EXPENDABLES 3
Niezniszczalni 3
2014, USA
akcja, reż. Patrick Hughes
Gdy Sylvester Stallone w 2010 roku wymyślił Niezniszczalnych, traktowano film jako miłą wycieczkę do kina lat jego młodości, a nagromadzenie kinowych twardzieli zapewniało oparty na sentymencie sukces. Renesans kina lat 80/90 nie do końca się udał, a kolejne filmy z udziałem Stallone’a czy Schwarzeneggera (Kula w łeb, Likwidator, Plan ucieczki) nie wypełniły kin.

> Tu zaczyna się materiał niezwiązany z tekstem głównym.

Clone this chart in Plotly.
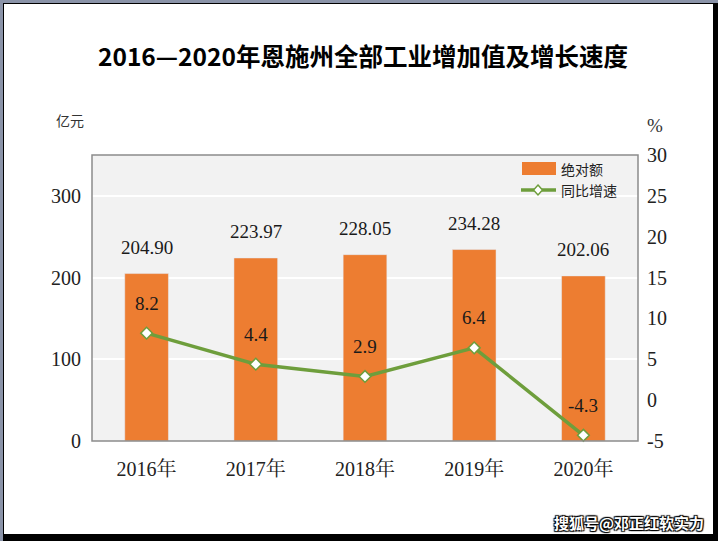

Inaczej z serią o Niezniszczalnych, której już trzecią odsłonę możemy oglądać na kinowych ekranach. Może też nie jest wielkim hitem, ale zawsze może liczyć na spore grono widzów. Prosta fabuła, ograne triki, typowe one-linery i z każdą kolejną częścią coraz większe nagromadzenie postaci, które lubimy, bo każda z nich kojarzy nam się z jakimś fajnym filmem z lat młodości. Dlatego gotowi jesteśmy przymknąć oko na naiwności scenariusza, nie najlepszy montaż czy niedopracowane efekty specjalne, które nieco psują zabawę, ale nie na tyle, by nie czerpać frajdy z seansu. Odpuszczę opis fabuły, bo jakie ma ona znaczenie? Patenty są te same, a Niezniszczalnym nawet cała armia nie poradzi (w tym przypadku fikcyjnego Azmenistanu), ale to już trzecia część przygód zwariowanych najemników i siadając przed ekranem wiemy, że taka konwencja i nie należy szukać tu realizmu czy psychologicznego portretu nowych postaci. To rozrywka pełną gębą zrobiona w oldskulowym stylu i wypada się jedynie rozkoszować efektownymi scenami walki i znakomitą formą kinowych wyjadaczy. A że do obsady dołączyli Wesley Snipes, Mel Gibson, Harrison Ford i Antonio Banderas, zabawa jest naprawdę przednia. Może tylko Gibson (handlarz bronią, jeden z Niezniszczalnych, który przeszedł na ciemną stronę mocy) nie bardzo pasuje do roli czarnego charakteru, ale to w sumie drobiazg. Dobrze, że jest. Jeśli w filmie jeszcze brakuje kogoś z wielkich bohaterów kina akcji lat 80/90, możemy być spokojni, że zobaczymy go w kolejnych odsłonach serii, która zdaje się nie mieć końca.
Przyznam, że bez entuzjazmu wybrałem się na ten film, bo co nowego mogłem tam zobaczyć? A jednak, mimo wspomnianych montażowo-komputerowych niedoskonałości, czerstwych dialogów i prostej jak budowa cepa fabuły, Niezniszczalni 3 kupili mnie od początku do końca. I to dosłownie, bo sam finał – palce lizać. Dostałem dokładnie to, czego oczekiwałem, a nawet trochę więcej, bo celując w nastoletnią widownię wpuszczono nieco świeżej krwi – miejsce starych wyg zajmują młodziki i nieunikniony w tej sytuacji konflikt pokoleń jest atutem produkcji. Sam udział mało charyzmatycznych aktorów już niekoniecznie (z topornym bohaterem Zmierzchu Kellanem Lutzem na czele). Bardziej przeszkadza brak brutalności w scenach walki. Producenci ratują się niską kategorią wiekową PG-13, ale jest to bardzo chybionym pomysłem. Kamera co chwila dyskretnie odjeżdża, by broń Boże nie pokazać kropli krwi, choć przecież dzieciaki mają w nosie starych dziadków, nie wydadzą na to kasy – to z założenia nie są filmy dla nich, a unikanie mocnych scen to duży minus produkcji, gdzie ludzie giną taśmowo, zaś efektowna rozwałka jest clou programu. Takie mamy czasy, gdy dla zwiększenia potencjalnych zysków idzie się na dziwaczne i niepotrzebne kompromisy. Jednak i tak uważam tę część za tak samo dobrą jak poprzednie. Oczywiście do wybitności daleko i ocena w mojej skali nie może być wyższa niż 3. Powinienem coś odjąć za nieszczęsne PG-13, lecz sentyment robi swoje.